**DATA SEGMENT:**
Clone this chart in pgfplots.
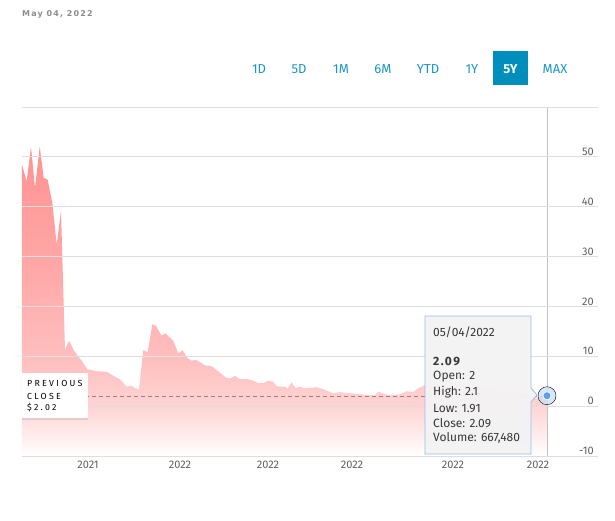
\documentclass[border=0pt]{standalone}
\usepackage{pgfplots}
\pgfplotsset{compat=1.18}
\usepackage{fontspec}
\setmainfont{Fira Sans}
\newfontfamily\hdrfont[LetterSpace=14]{DejaVu Sans}
\newfontfamily\pcfont[LetterSpace=26]{Fira Sans}
\newfontfamily\numfont[LetterSpace=12]{Fira Sans}
\usetikzlibrary{shadows}

\definecolor{gridgray}{RGB}{222,222,222}
\definecolor{ticktext}{RGB}{95,95,95}
\definecolor{btnblue}{RGB}{25,150,200}
\definecolor{btnfill}{RGB}{0,143,188}
\definecolor{prevline}{RGB}{180,120,120}
\definecolor{cursor}{RGB}{195,195,195}
\definecolor{ptblue}{RGB}{95,160,230}
\definecolor{haloblue}{RGB}{205,225,245}
\definecolor{tipfill}{RGB}{243,243,243}
\definecolor{tipedge}{RGB}{150,190,230}
\definecolor{tiptext}{RGB}{55,55,55}
\definecolor{fadeA}{RGB}{255,238,238}
\definecolor{fadeB}{RGB}{255,212,212}
\definecolor{fadeC}{RGB}{255,192,192}
\definecolor{fadeD}{RGB}{255,168,168}
\definecolor{fadeE}{RGB}{255,146,146}

\pgfdeclareverticalshading{areafade}{100bp}{%
  color(0bp)=(white); color(25bp)=(white); color(28bp)=(fadeA);
  color(33bp)=(fadeB); color(40bp)=(fadeC); color(55bp)=(fadeD);
  color(75bp)=(fadeE); color(100bp)=(fadeE)}

\begin{document}
\begin{tikzpicture}[x=1pt,y=1pt]
% page frame, in pixels from the lower left corner of the picture
\begin{scope}[shift={(-22,-64)}]
\path (0,0) rectangle (615,520);
\node[anchor=west, inner sep=0, text=gray!90, font=\hdrfont\bfseries\fontsize{8}{8}\selectfont] at (22,506) {May 04, 2022};
\fill[btnfill] (493,469) rectangle (528,435);
\begin{scope}[every node/.style={text=btnblue, font=\fontsize{13}{13}\selectfont, inner sep=0}]
\node at (259,451) {1D};
\node at (299,451) {5D};
\node at (341,451) {1M};
\node at (383,451) {6M};
\node at (428,451) {YTD};
\node at (472,451) {1Y};
\node[text=white, font=\bfseries\fontsize{13}{13}\selectfont] at (510.5,451) {5Y};
\node at (555,451) {MAX};
\end{scope}
\end{scope}

\begin{axis}[
  width=576pt, height=349pt, scale only axis,
  xmin=0, xmax=576, ymin=-10, ymax=60,
  separate axis lines,
  x axis line style={draw=gridgray},
  y axis line style={draw=none},
  axis on top,
  ymajorgrids, major grid style={gridgray, line width=0.8pt},
  major tick length=0pt,
  ytick={-10,0,10,20,30,40,50},
  yticklabel pos=right,
  yticklabel style={anchor=south east, inner sep=1pt, xshift=-3pt, text=ticktext, font=\fontsize{11}{11}\selectfont},
  xtick={66,158,246,330,431,516},
  xticklabels={2021,2022,2022,2022,2022,2022},
  xticklabel style={text=ticktext, font=\fontsize{11}{11}\selectfont, yshift=-1pt},
  /pgf/number format/assume math mode=true,
]
% price area
\addplot[draw=none, shading=areafade] coordinates {
(0,-10) (0,48.4) (4.7,45.1) (9,52) (13,43.8) (17.7,52) (21.7,45.8) (25.7,45.4)
(30.3,40.8) (34.7,32.4) (39,39.1) (43,11.4) (47.3,13.1) (52,11.1) (59.7,9.1)
(65.3,7.4) (74.7,7.0) (84.7,6.9) (91.3,6.1) (98,5.4) (104.7,3.9) (109.7,4.1)
(113,3.6) (117,3.4) (121.3,11.3) (125.7,10.8) (130.3,16.4) (134,16.1) (139.3,14.2)
(143.3,14.6) (151.3,13.1) (156.3,10.6) (160.7,11.2) (165.7,9.6) (169.7,9.1) (174,9.3)
(183,8.2) (189.7,8.0) (196.3,7.0) (204.7,5.6) (208.7,5.6) (213,6.1) (218,5.4)
(226.3,5.4) (231.3,5.1) (236.3,4.6) (241.3,4.6) (246.3,5.1) (251.3,4.9) (254.7,4.0)
(263,3.9) (265.3,3.5) (269.7,4.8) (273.7,3.6) (278,3.9) (283,3.6) (294.7,3.8)
(301.3,3.4) (311.3,2.6) (318,2.8) (328,2.6) (338,2.4) (348,2.2) (353,2.2)
(356.3,2.9) (364.7,2.3) (371.3,2.2) (378,2.4) (384.7,3.0) (391.3,2.8) (396.3,3.6)
(403,4.2) (413,4.0) (423,3.8) (433,3.6) (443,3.9) (453,3.5) (463,3.3) (473,3.4)
(483,3.0) (493,2.9) (503,2.6) (511,1.6) (518,1.8) (525,2.09) (525,-10)
} -- cycle;
% previous close
\addplot[prevline, line width=0.8pt, dash pattern=on 4pt off 3pt] coordinates {(0,2.02) (525,2.02)};
% cursor
\addplot[cursor, line width=0.8pt] coordinates {(525.5,-10) (525.5,60)};
\addplot[only marks, mark=*, mark size=9pt, mark options={fill=haloblue, draw=none, fill opacity=0.8}] coordinates {(525,2.09)};
\addplot[only marks, mark=*, mark size=4pt, mark options={fill=ptblue, draw=white, line width=0.6pt}] coordinates {(525,2.09)};
\end{axis}

\begin{scope}[shift={(-22,-64)}]
% previous close label
\fill[white, drop shadow={opacity=0.2, shadow xshift=0pt, shadow yshift=-2pt}] (22,147) rectangle (88,102);
\begin{scope}[every node/.style={anchor=west, inner sep=0, text=black, font=\pcfont\fontsize{8.8}{8.8}\selectfont}]
\node at (27,137) {PREVIOUS};
\node at (27,124) {CLOSE};
\node at (27,112) {\$2.02};
\end{scope}

% tooltip
\filldraw[fill=tipfill, fill opacity=0.96, draw=tipedge, line width=0.8pt]
  (425,204) -- (531,204) -- (531,132) -- (537,125) -- (531,118) -- (531,66) -- (425,66) -- cycle;
\begin{scope}[every node/.style={anchor=west, inner sep=0, text=tiptext, font=\fontsize{12}{12}\selectfont}]
\node at (433,188) {05/04/2022};
\node[font=\numfont\bfseries\fontsize{12}{12}\selectfont] at (433,158) {2.09};
\node at (433,143) {Open: 2};
\node at (433,128) {High: 2.1};
\node at (433,112) {Low: 1.91};
\node at (433,97) {Close: 2.09};
\node at (433,82) {Volume: 667,480};
\end{scope}
\end{scope}
\end{tikzpicture}
\end{document}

**AIM OF THE EXERCISE:**
Reproduce the whole listing exactly, but not the images in it.

**WRITTEN ANSWER:**
Clone this chart in pgfplots.
\documentclass[border=0pt]{standalone}
\usepackage{pgfplots}
\pgfplotsset{compat=1.18}
\usepackage{fontspec}
\setmainfont{Fira Sans}
\newfontfamily\hdrfont[LetterSpace=14]{DejaVu Sans}
\newfontfamily\pcfont[LetterSpace=26]{Fira Sans}
\newfontfamily\numfont[LetterSpace=12]{Fira Sans}
\usetikzlibrary{shadows}

\definecolor{gridgray}{RGB}{222,222,222}
\definecolor{ticktext}{RGB}{95,95,95}
\definecolor{btnblue}{RGB}{25,150,200}
\definecolor{btnfill}{RGB}{0,143,188}
\definecolor{prevline}{RGB}{180,120,120}
\definecolor{cursor}{RGB}{195,195,195}
\definecolor{ptblue}{RGB}{95,160,230}
\definecolor{haloblue}{RGB}{205,225,245}
\definecolor{tipfill}{RGB}{243,243,243}
\definecolor{tipedge}{RGB}{150,190,230}
\definecolor{tiptext}{RGB}{55,55,55}
\definecolor{fadeA}{RGB}{255,238,238}
\definecolor{fadeB}{RGB}{255,212,212}
\definecolor{fadeC}{RGB}{255,192,192}
\definecolor{fadeD}{RGB}{255,168,168}
\definecolor{fadeE}{RGB}{255,146,146}

\pgfdeclareverticalshading{areafade}{100bp}{%
  color(0bp)=(white); color(25bp)=(white); color(28bp)=(fadeA);
  color(33bp)=(fadeB); color(40bp)=(fadeC); color(55bp)=(fadeD);
  color(75bp)=(fadeE); color(100bp)=(fadeE)}

\begin{document}
\begin{tikzpicture}[x=1pt,y=1pt]
% page frame, in pixels from the lower left corner of the picture
\begin{scope}[shift={(-22,-64)}]
\path (0,0) rectangle (615,520);
\node[anchor=west, inner sep=0, text=gray!90, font=\hdrfont\bfseries\fontsize{8}{8}\selectfont] at (22,506) {May 04, 2022};
\fill[btnfill] (493,469) rectangle (528,435);
\begin{scope}[every node/.style={text=btnblue, font=\fontsize{13}{13}\selectfont, inner sep=0}]
\node at (259,451) {1D};
\node at (299,451) {5D};
\node at (341,451) {1M};
\node at (383,451) {6M};
\node at (428,451) {YTD};
\node at (472,451) {1Y};
\node[text=white, font=\bfseries\fontsize{13}{13}\selectfont] at (510.5,451) {5Y};
\node at (555,451) {MAX};
\end{scope}
\end{scope}

\begin{axis}[
  width=576pt, height=349pt, scale only axis,
  xmin=0, xmax=576, ymin=-10, ymax=60,
  separate axis lines,
  x axis line style={draw=gridgray},
  y axis line style={draw=none},
  axis on top,
  ymajorgrids, major grid style={gridgray, line width=0.8pt},
  major tick length=0pt,
  ytick={-10,0,10,20,30,40,50},
  yticklabel pos=right,
  yticklabel style={anchor=south east, inner sep=1pt, xshift=-3pt, text=ticktext, font=\fontsize{11}{11}\selectfont},
  xtick={66,158,246,330,431,516},
  xticklabels={2021,2022,2022,2022,2022,2022},
  xticklabel style={text=ticktext, font=\fontsize{11}{11}\selectfont, yshift=-1pt},
  /pgf/number format/assume math mode=true,
]
% price area
\addplot[draw=none, shading=areafade] coordinates {
(0,-10) (0,48.4) (4.7,45.1) (9,52) (13,43.8) (17.7,52) (21.7,45.8) (25.7,45.4)
(30.3,40.8) (34.7,32.4) (39,39.1) (43,11.4) (47.3,13.1) (52,11.1) (59.7,9.1)
(65.3,7.4) (74.7,7.0) (84.7,6.9) (91.3,6.1) (98,5.4) (104.7,3.9) (109.7,4.1)
(113,3.6) (117,3.4) (121.3,11.3) (125.7,10.8) (130.3,16.4) (134,16.1) (139.3,14.2)
(143.3,14.6) (151.3,13.1) (156.3,10.6) (160.7,11.2) (165.7,9.6) (169.7,9.1) (174,9.3)
(183,8.2) (189.7,8.0) (196.3,7.0) (204.7,5.6) (208.7,5.6) (213,6.1) (218,5.4)
(226.3,5.4) (231.3,5.1) (236.3,4.6) (241.3,4.6) (246.3,5.1) (251.3,4.9) (254.7,4.0)
(263,3.9) (265.3,3.5) (269.7,4.8) (273.7,3.6) (278,3.9) (283,3.6) (294.7,3.8)
(301.3,3.4) (311.3,2.6) (318,2.8) (328,2.6) (338,2.4) (348,2.2) (353,2.2)
(356.3,2.9) (364.7,2.3) (371.3,2.2) (378,2.4) (384.7,3.0) (391.3,2.8) (396.3,3.6)
(403,4.2) (413,4.0) (423,3.8) (433,3.6) (443,3.9) (453,3.5) (463,3.3) (473,3.4)
(483,3.0) (493,2.9) (503,2.6) (511,1.6) (518,1.8) (525,2.09) (525,-10)
} -- cycle;
% previous close
\addplot[prevline, line width=0.8pt, dash pattern=on 4pt off 3pt] coordinates {(0,2.02) (525,2.02)};
% cursor
\addplot[cursor, line width=0.8pt] coordinates {(525.5,-10) (525.5,60)};
\addplot[only marks, mark=*, mark size=9pt, mark options={fill=haloblue, draw=none, fill opacity=0.8}] coordinates {(525,2.09)};
\addplot[only marks, mark=*, mark size=4pt, mark options={fill=ptblue, draw=white, line width=0.6pt}] coordinates {(525,2.09)};
\end{axis}

\begin{scope}[shift={(-22,-64)}]
% previous close label
\fill[white, drop shadow={opacity=0.2, shadow xshift=0pt, shadow yshift=-2pt}] (22,147) rectangle (88,102);
\begin{scope}[every node/.style={anchor=west, inner sep=0, text=black, font=\pcfont\fontsize{8.8}{8.8}\selectfont}]
\node at (27,137) {PREVIOUS};
\node at (27,124) {CLOSE};
\node at (27,112) {\$2.02};
\end{scope}

% tooltip
\filldraw[fill=tipfill, fill opacity=0.96, draw=tipedge, line width=0.8pt]
  (425,204) -- (531,204) -- (531,132) -- (537,125) -- (531,118) -- (531,66) -- (425,66) -- cycle;
\begin{scope}[every node/.style={anchor=west, inner sep=0, text=tiptext, font=\fontsize{12}{12}\selectfont}]
\node at (433,188) {05/04/2022};
\node[font=\numfont\bfseries\fontsize{12}{12}\selectfont] at (433,158) {2.09};
\node at (433,143) {Open: 2};
\node at (433,128) {High: 2.1};
\node at (433,112) {Low: 1.91};
\node at (433,97) {Close: 2.09};
\node at (433,82) {Volume: 667,480};
\end{scope}
\end{scope}
\end{tikzpicture}
\end{document}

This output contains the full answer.